IERP® Monthly Newsletter Issue 30 December 2021 | Page 8

In fact, analysts and observers often point to board decision-making as one of the main areas where critical risks may arise. The board needs to understand the key risks confronting the organisation and make an assessment of the firm’s abilities to manage these risks before setting organisational strategies and objectives. This sort of strategic decision-making is essentially the roadmap for the organisation and the basis of setting its risk strategy. While developing the firm’s risk appetite is the responsibility of management, the board’s support and approval is needed. The risk appetite should be tailored to the requirements of the organisation, and be set only after careful consideration.

 

Other than agreement and support, the board also needs to provide oversight over the processes and procedures related to adherence to the firm’s risk appetite.

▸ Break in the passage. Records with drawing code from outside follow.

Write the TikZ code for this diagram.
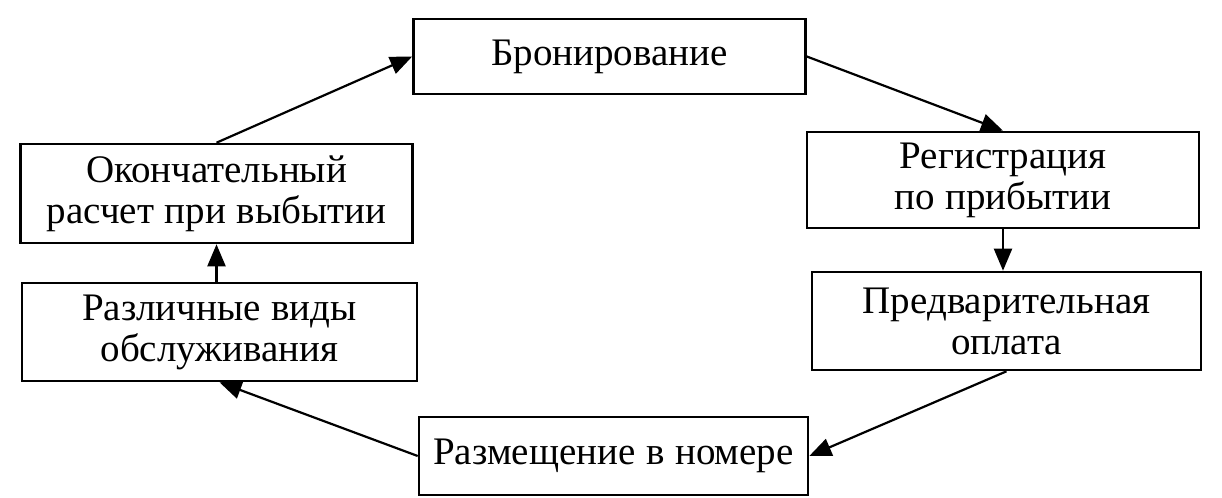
\documentclass[tikz,border=0pt]{standalone}
\usepackage{fontspec}
\setmainfont{Liberation Serif}[WordSpace=1.1]
\usetikzlibrary{arrows.meta}

\begin{document}
\begin{tikzpicture}[x=0.5pt,y=-0.5pt,>={Triangle[length=11pt,width=9pt]},
    stage/.style={draw,line width=1.3pt,align=center,minimum width=196pt,
      inner sep=0pt,font=\fontsize{19.5}{20.5}\selectfont},
    flow/.style={->,line width=1.1pt}]
      \useasboundingbox (0,0) rectangle (1222,498);
      \node[stage,minimum height=37.5pt] (bron) at (609.5,56.5) {Бронирование};
      \node[stage,minimum height=48pt] (reg) at (1003,180) {Регистрация\\по прибытии};
      \node[stage,minimum width=194.5pt,minimum height=49pt] (pred) at (1006.5,321) {Предварительная\\оплата};
      \node[stage,minimum width=194.5pt,minimum height=39pt] (razm) at (613.5,456) {Размещение в номере};
      \node[stage,minimum width=197.5pt,minimum height=49pt] (vidy) at (219.5,332) {Различные виды\\обслуживания};
      \node[stage,minimum height=49.5pt] (okon) at (216.5,193.5) {Окончательный\\расчет при выбытии};
      \draw[flow] (okon.north) -- (bron.west);
      \draw[flow] (bron.east) -- (reg.north);
      \draw[flow] (reg.south) -- (reg.south |- pred.north);
      \draw[flow] (pred.south) -- (razm.east);
      \draw[flow] (razm.west) -- (vidy.south);
      \draw[flow] (okon.south |- vidy.north) -- (okon.south);
\end{tikzpicture}
\end{document}
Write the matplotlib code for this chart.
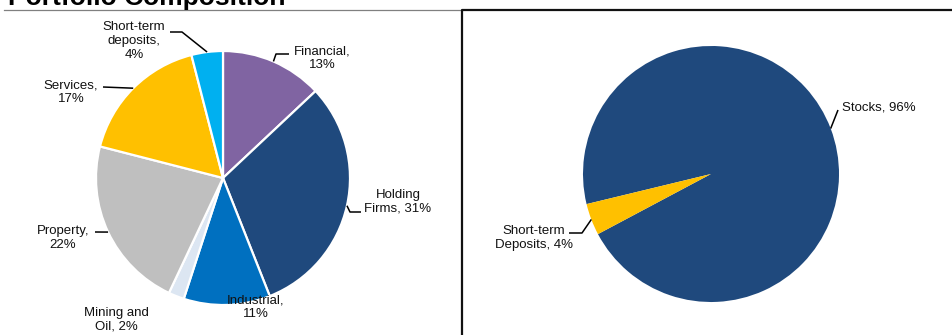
import numpy as np
import matplotlib
matplotlib.use("Agg")
import matplotlib.pyplot as plt

plt.rcParams["font.family"] = ["Liberation Sans", "DejaVu Sans"]

# Sector split of the portfolio (left pie), clockwise from 12 o'clock
sectors = ["Financial", "Holding\nFirms", "Industrial", "Mining and\nOil",
           "Property", "Services", "Short-term\ndeposits"]
sector_pct = [13, 31, 11, 2, 22, 17, 4]
sector_wrap = [True, False, True, False, True, True, True]
sector_colors = ["#8064A2", "#1F497D", "#0070C0", "#DCE6F2",
                 "#BFBFBF", "#FFC000", "#00B0F0"]

# Asset split (right pie)
assets = ["Stocks", "Short-term\nDeposits"]
asset_pct = [96, 4]
asset_wrap = [False, False]
asset_colors = ["#1F497D", "#FFC000"]

title = "Portfolio Composition"


def make_label(name, pct, wrap):
    return name + (",\n" if wrap else ", ") + f"{pct}%"


W, H = 953, 335
fig = plt.figure(figsize=(W / 100, H / 100), dpi=100)
ax = fig.add_axes([0, 0, 1, 1])

# left pie
c1, r1 = (223, 178), 127
w1, _ = ax.pie(sector_pct, colors=sector_colors, center=c1, radius=r1,
               startangle=-90, counterclock=True,
               wedgeprops=dict(edgecolor="white", linewidth=1.6))

# right pie
c2, r2 = (711, 174), 128
w2, _ = ax.pie(asset_pct, colors=asset_colors, center=c2, radius=r2,
               startangle=-193.6, counterclock=True,
               wedgeprops=dict(linewidth=0))

ax.set_xlim(0, W)
ax.set_ylim(H, 0)
ax.set_aspect("equal")
ax.axis("off")


def edge_point(w, c, r):
    mid = np.deg2rad((w.theta1 + w.theta2) / 2)
    return c[0] + r * np.cos(mid), c[1] + r * np.sin(mid)


# label text position and leader path (elbow points after the wedge edge)
left_layout = [
    ((322, 58), [(276, 54), (289, 54)]),
    ((398, 202), [(350, 212), (361, 212)]),
    ((256, 307), None),
    ((116, 320), None),
    ((63, 238), [(95, 232)]),
    ((71, 92), [(103, 87)]),
    ((134, 41), [(182, 32), (170, 32)]),
]
right_layout = [
    ((879, 107), [(838, 110)]),
    ((534, 238), [(582, 233), (569, 233)]),
]

for wedges, c, r, names, pcts, wraps, layout in [
    (w1, c1, r1, sectors, sector_pct, sector_wrap, left_layout),
    (w2, c2, r2, assets, asset_pct, asset_wrap, right_layout),
]:
    for w, name, pct, wrap, (pos, path) in zip(wedges, names, pcts, wraps, layout):
        ax.text(pos[0], pos[1], make_label(name, pct, wrap), ha="center",
                va="center", fontsize=9.5, color="#111111", linespacing=1.2)
        if path:
            pts = [edge_point(w, c, r)] + path
            xs, ys = zip(*pts)
            ax.plot(xs, ys, color="black", lw=1.1, solid_capstyle="butt")

# header rule and right-hand frame
ax.plot([4, 462], [9.5, 9.5], color="#808080", lw=0.9)
ax.plot([462, 462, W], [H, 10, 10], color="#111111", lw=1.6)

# heading sits mostly above the top edge
ax.text(8, 4.5, title, fontsize=19, fontweight="bold", va="baseline",
        ha="left", color="black")

fig.savefig("out.png", dpi=100)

These processes and procedures may need fine-tuning; this is where the board, with its expertise and authority, may advise adjustments after scrutiny. It is worth noting that organisations can expect to not get things right the first time, but they will get progressively better as they go along, as understanding of their priorities, core issues and challenges grows. Established standards such as ISO 31000 are good benchmarks to apply, when trying to set in place viable frameworks. As this grows, so too will accountability and transparency.

 

One of the issues that may emerge is the lack of cooperation or collaboration between the organisation’s individual departments, units or subsidiaries. It is not unusual to find that operating in siloes is the norm, especially in large concerns like multinationals. Because of this isolation, staff may not be able to align performance with the company vision and objectives, and run the risk of not being as engaged with their jobs as expected.

 

Corporate boards and risk management have to be viewed through the same lens because how a firm’s risk is managed dictates how much value will be added to or subtracted from it in the long term. Moreover, applying ERM frameworks which are structured and clearly laid out, makes it easier for boards to perform their tasks in an open, transparent and accountable way.